Barcelona e Real: exemplo de concórdia
Dani Alves deu seu apoio a Florentino Pérez e Rafa Benítez, aderindo com digna raiva à teoria conspiratória madridista
“Em vez de ódio e vingança escolhemos a reconciliação.” Nelson Mandela
Um brinde a Dani Alves. O lateral brasileiro do Barcelona deu seu apoio na semana que passou ao presidente do Real Madrid, Florentino Pérez, e ao seu ex-treinador Rafa Benítez, aderindo com digna raiva à teoria conspiratória madridista. Pérez e Benítez haviam dito que existe uma campanha midiática contra o seu clube. Alves foi mais longe. Proclamou na sexta-feira no Instagram – a voz, junto com o Twitter e o Facebook, daqueles que não tinham voz – que a campanha se estende à totalidade do futebol profissional.
“Hoje somos objetos utilizados pela imprensa para que se beneficiem, para que vendam jornais”, escreveu Alves, em espanhol. “Que puta lixo que vocês são.”

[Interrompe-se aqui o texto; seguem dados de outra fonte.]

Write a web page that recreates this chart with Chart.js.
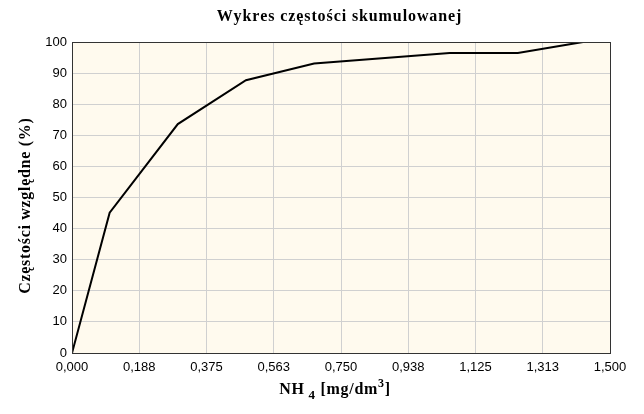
<!DOCTYPE html>
<html>
<head>
<meta charset="utf-8">
<script src="https://cdn.jsdelivr.net/npm/chart.js@4/dist/chart.umd.min.js"></script>
<style>
html,body{margin:0;padding:0;background:#fff;}
#wrap{width:644px;height:414px;position:relative;}
</style>
</head>
<body>
<div id="wrap"><canvas id="c" width="644" height="414"></canvas></div>
<script>
const chartTitle = "Wykres częstości skumulowanej";
const yTitle = "Częstości względne (%)";
const xValues = [0, 0.105, 0.295, 0.485, 0.675, 1.053, 1.243, 1.425];
const yValues = [0, 45.1, 73.6, 87.7, 93.1, 96.5, 96.5, 100];
const xTicks = [0, 0.1875, 0.375, 0.5625, 0.75, 0.9375, 1.125, 1.3125, 1.5];
const xTickLabels = ["0,000","0,188","0,375","0,563","0,750","0,938","1,125","1,313","1,500"];
const yTicks = [0,10,20,30,40,50,60,70,80,90,100];

const serif = "'Liberation Serif','Times New Roman',serif";
const sans = "'Liberation Sans',Arial,sans-serif";

function spacedText(ctx, text, x, y, spacing) {
  let cx = x;
  for (const ch of text) {
    ctx.fillText(ch, cx, y);
    cx += ctx.measureText(ch).width + spacing;
  }
  return cx - x;
}
function spacedWidth(ctx, text, spacing) {
  let w = 0;
  for (const ch of text) w += ctx.measureText(ch).width + spacing;
  return w - spacing;
}

const decor = {
  id: 'decor',
  beforeDraw(chart) {
    const {ctx, chartArea: a} = chart;
    ctx.save();
    ctx.fillStyle = '#fffaee';
    ctx.fillRect(a.left, a.top, a.right - a.left, a.bottom - a.top);
    ctx.restore();
  },
  afterDraw(chart) {
    const {ctx, chartArea: a} = chart;
    ctx.save();
    ctx.strokeStyle = '#333';
    ctx.lineWidth = 1;
    ctx.strokeRect(a.left + 0.5, a.top + 0.5, a.right - a.left, a.bottom - a.top);
    ctx.fillStyle = '#000';
    ctx.textAlign = 'left';
    ctx.textBaseline = 'middle';
    // title
    ctx.font = "bold 16px " + serif;
    let tw = spacedWidth(ctx, chartTitle, 0.9);
    spacedText(ctx, chartTitle, 339 - tw / 2, 17, 0.9);
    // y title
    ctx.save();
    ctx.translate(26, 206);
    ctx.rotate(-Math.PI / 2);
    ctx.font = "bold 16px " + serif;
    tw = spacedWidth(ctx, yTitle, 0.7);
    spacedText(ctx, yTitle, -tw / 2, 0, 0.7);
    ctx.restore();
    // x title with sub/sup
    const parts = [
      {t: "NH", f: "bold 16px " + serif, dy: 0},
      {t: " 4", f: "bold 13px " + serif, dy: 5},
      {t: " [mg/dm", f: "bold 16px " + serif, dy: 0},
      {t: "3", f: "bold 12px " + serif, dy: -7},
      {t: "]", f: "bold 16px " + serif, dy: 0}
    ];
    const sp = 0.7;
    let w = 0;
    parts.forEach(p => { ctx.font = p.f; p.w = spacedWidth(ctx, p.t, sp) + sp; w += p.w; });
    let x = 335 - w / 2;
    const y = 394;
    ctx.textBaseline = 'alphabetic';
    parts.forEach(p => { ctx.font = p.f; spacedText(ctx, p.t, x, y + p.dy, sp); x += p.w; });
    ctx.restore();
  }
};

const tickFont = {family: sans, size: 13};

new Chart(document.getElementById('c'), {
  type: 'scatter',
  data: {
    datasets: [{
      data: xValues.map((v, i) => ({x: v, y: yValues[i]})),
      showLine: true,
      borderColor: '#000',
      borderWidth: 2,
      pointRadius: 0,
      tension: 0,
      fill: false
    }]
  },
  options: {
    responsive: false,
    animation: false,
    layout: {padding: {top: 42, right: 34, left: 0, bottom: 0}},
    plugins: {legend: {display: false}, tooltip: {enabled: false}, title: {display: false}},
    scales: {
      x: {
        type: 'linear', min: 0, max: 1.5,
        afterBuildTicks: s => { s.ticks = xTicks.map(v => ({value: v})); },
        afterFit: s => { s.height = 61; },
        ticks: {
          callback: (v, i) => xTickLabels[i],
          font: tickFont, color: '#000', padding: 7, maxRotation: 0, autoSkip: false
        },
        grid: {color: '#d0d0d0', lineWidth: 1, drawTicks: false},
        border: {display: false}
      },
      y: {
        type: 'linear', min: 0, max: 100,
        afterBuildTicks: s => { s.ticks = yTicks.map(v => ({value: v})); },
        afterFit: s => { s.width = 72; },
        ticks: {
          font: tickFont, color: '#000', padding: 5, autoSkip: false
        },
        grid: {color: '#d0d0d0', lineWidth: 1, drawTicks: false},
        border: {display: false}
      }
    }
  },
  plugins: [decor]
});
</script>
</body>
</html>
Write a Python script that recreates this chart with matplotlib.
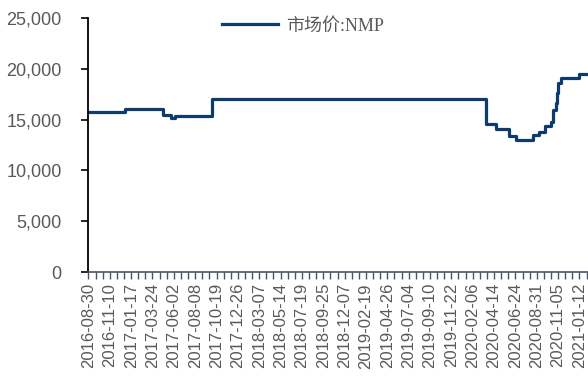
import matplotlib
matplotlib.use("Agg")
import matplotlib.pyplot as plt
import numpy as np
import pandas as pd
from matplotlib.ticker import FuncFormatter, MultipleLocator

# ---- data ----
tick_labels = ["2016-08-30", "2016-11-10", "2017-01-17", "2017-03-24", "2017-06-02",
               "2017-08-08", "2017-10-19", "2017-12-26", "2018-03-07", "2018-05-14",
               "2018-07-19", "2018-09-25", "2018-12-07", "2019-02-19", "2019-04-26",
               "2019-07-04", "2019-09-10", "2019-11-22", "2020-02-06", "2020-04-14",
               "2020-06-24", "2020-08-31", "2020-11-05", "2021-01-12"]

# price change points (date the new level starts) and levels
change_dates = ["2016-08-30", "2016-12-30", "2017-04-26", "2017-05-23", "2017-06-07",
                "2017-10-05", "2020-03-18", "2020-04-22", "2020-06-01", "2020-06-25",
                "2020-08-20", "2020-09-08", "2020-09-24", "2020-10-13", "2020-10-21",
                "2020-10-29", "2020-11-02", "2020-11-06", "2020-11-14", "2021-01-10"]
prices = [15750, 16000, 15500, 15200, 15400,
          17000, 14570, 14050, 13350, 13000,
          13500, 13800, 14370, 14800, 15950,
          16600, 17600, 18600, 19050, 19500]
last_date = "2021-02-10"
series_name = "市场价:NMP"

# ---- scale: date -> categorical position (labels evenly spaced) ----
lab_ord = pd.to_datetime(tick_labels).map(pd.Timestamp.toordinal).to_numpy(dtype=float)
lab_idx = np.arange(len(tick_labels), dtype=float)

def pos(dates):
    o = pd.to_datetime(dates).map(pd.Timestamp.toordinal).to_numpy(dtype=float)
    p = np.interp(o, lab_ord, lab_idx)
    slope = 1.0 / (lab_ord[-1] - lab_ord[-2])
    p = np.where(o > lab_ord[-1], lab_idx[-1] + (o - lab_ord[-1]) * slope, p)
    return p

xs = np.append(pos(change_dates), pos([last_date]))
ys = np.append(prices, prices[-1])

# ---- figure ----
fig = plt.figure(figsize=(5.88, 3.78), dpi=100)
ax = fig.add_axes([0.1497, 0.2804, 0.8503, 0.672])

line_color = "#0D3B6E"
ax.step(xs, ys, where="post", color=line_color, lw=2.3, label=series_name,
        solid_joinstyle="round")

ax.set_ylim(0, 25000)
ax.set_xlim(-0.02, 23.4)
ax.yaxis.set_major_locator(MultipleLocator(5000))
ax.yaxis.set_major_formatter(FuncFormatter(lambda v, p: f"{int(v):,}"))

ax.set_xticks(lab_idx)
ax.set_xticklabels(tick_labels, rotation=90, fontsize=12, color="#595959",
                   family=["Liberation Sans"])
ax.xaxis.set_minor_locator(MultipleLocator(1 / 3))
ax.tick_params(axis="x", which="both", direction="out", length=5, width=1,
               color="#44546A", pad=3)
ax.tick_params(axis="y", which="major", direction="out", length=5, width=1.2,
               color="black", labelsize=13, labelcolor="#595959", pad=14)
for t in ax.get_yticklabels():
    t.set_family("Liberation Sans")

for s in ["top", "right"]:
    ax.spines[s].set_visible(False)
ax.spines["left"].set_color("black")
ax.spines["left"].set_linewidth(1.3)
ax.spines["bottom"].set_color("#44546A")
ax.spines["bottom"].set_linewidth(1.2)

leg = ax.legend(loc="upper center", bbox_to_anchor=(0.43, 1.065), frameon=False,
                handlelength=3.1, handletextpad=0.4,
                prop={"family": ["Liberation Serif", "Noto Sans CJK SC"], "size": 13})
for t in leg.get_texts():
    t.set_color("#595959")

fig.savefig("out.png", dpi=100)
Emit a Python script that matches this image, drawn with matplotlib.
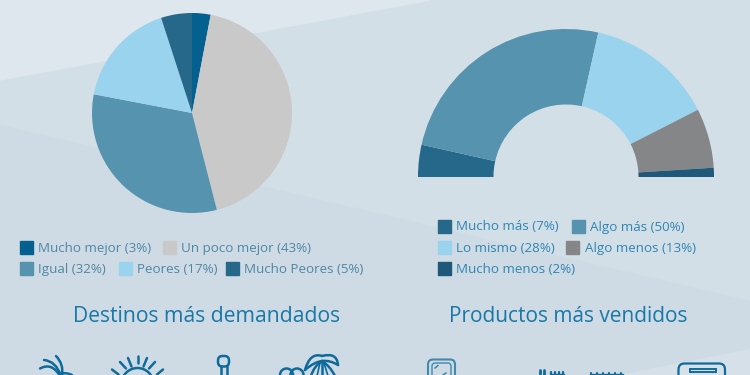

O brasileiro acertou na mosca: os jornais, que vivem da venda de jornais, fazem o que podem para vender jornais. Certo, talvez esta não seja a contribuição mais útil ou inovadora que Alves já ofereceu à humanidade; talvez a força da sua homilia resida mais na generosidade do gesto do que nos argumentos.
Porque o que Alves parece não entender é que, ao acusar à imprensa de ser um “puta lixo”, está acusando da mesma coisa os consumidores das notícias, ou seja, o grande público torcedor de futebol, graças ao qual o brasileiro e seus amigos no Barcelona ou seus rivais no Real Madrid ganham por hora trabalhada o que a média de seus fãs mundiais ganha em um ano.
Supõe-se que o que provocou a indignação de Alves foi o quiproquó desatado pelas notícias sobre o que Luis Suárez, seu colega no Barça, teria dito aos jogadores do Espanyol no túnel dos vestiários, após um jogo da Copa da Espanha na quarta-feira. Segundo o árbitro, o atacante uruguaio cuspiu neles: “Eu os estou esperando, venham cá; vocês são um refugo”.
Além do fato de que um uruguaio furioso jamais usaria essa linguagem (“os estou”, “venham cá”), o que nos sugere que o árbitro não teria prosperado como jornalista, a questão é a seguinte: não relatar o suposto incidente no túnel teria representado um caso abismal de autocensura por parte dos meios de comunicação, já que se tratava de uma notícia de manifesto interesse público. A prova é que ela gerou um grande alvoroço nas redes sociais e, não duvidemos, nos bares e salões onde os torcedores se reúnem para debater as grandes questões do dia.
Desculpem a repetição, mas, se não nos fascinassem tanto os pormenores do que ocorre dentro e fora dos gramados, e se os meios de comunicação não nos alimentassem disso, os Dani Alves deste mundo ganhariam não 10.000 euros por hora, e sim um milésimo disso.
Mas não fiquemos no detalhe. Não sejamos mesquinhos. Não vamos pensar, por exemplo, que Alves, de repente ameaçado na titularidade pelo lateral Aleix Vidal, lançou essa diatribe no Instagram como mensagem ao Real Madrid para que o contratasse. De jeito nenhum. A grandeza da postura reconciliadora de Alves com o Real é algo que todos devemos aplaudir, não só os que ocupam o andar nobre do Bernabéu. Se houvesse mais gente como esse brasileiro, viveríamos em um mundo melhor. Pena, por essa mesma razão, que o Barcelona tenha se distanciado tão rapidamente de suas declarações, emitindo um comunicado segundo o qual o clube “não admite nem compartilha” suas “expressões ofensivas”. Um engano; uma oportunidade perdida por parte da máxima instituição catalã de demonstrar que o Barça ocupa um espaço moral muito acima das instituições políticas da sua terra.
Pena também, já que estamos nisso, que outra venerável instituição, a Associação Espanhola da Imprensa Esportiva, tenha emitido outro comunicado no qual, segundo o jornal ÁS, “rejeita, condena e exige uma retificação pública” de Alves “enquanto estuda ações legais”, pois “tais afirmações são objeto de processo criminal”. Uma lamentável falta de senso de humor, colegas, e outra indicação do que muitas vezes mantivemos nesta coluna: que o esporte nacional da Espanha não é o futebol, muito menos a política, e sim a indignação.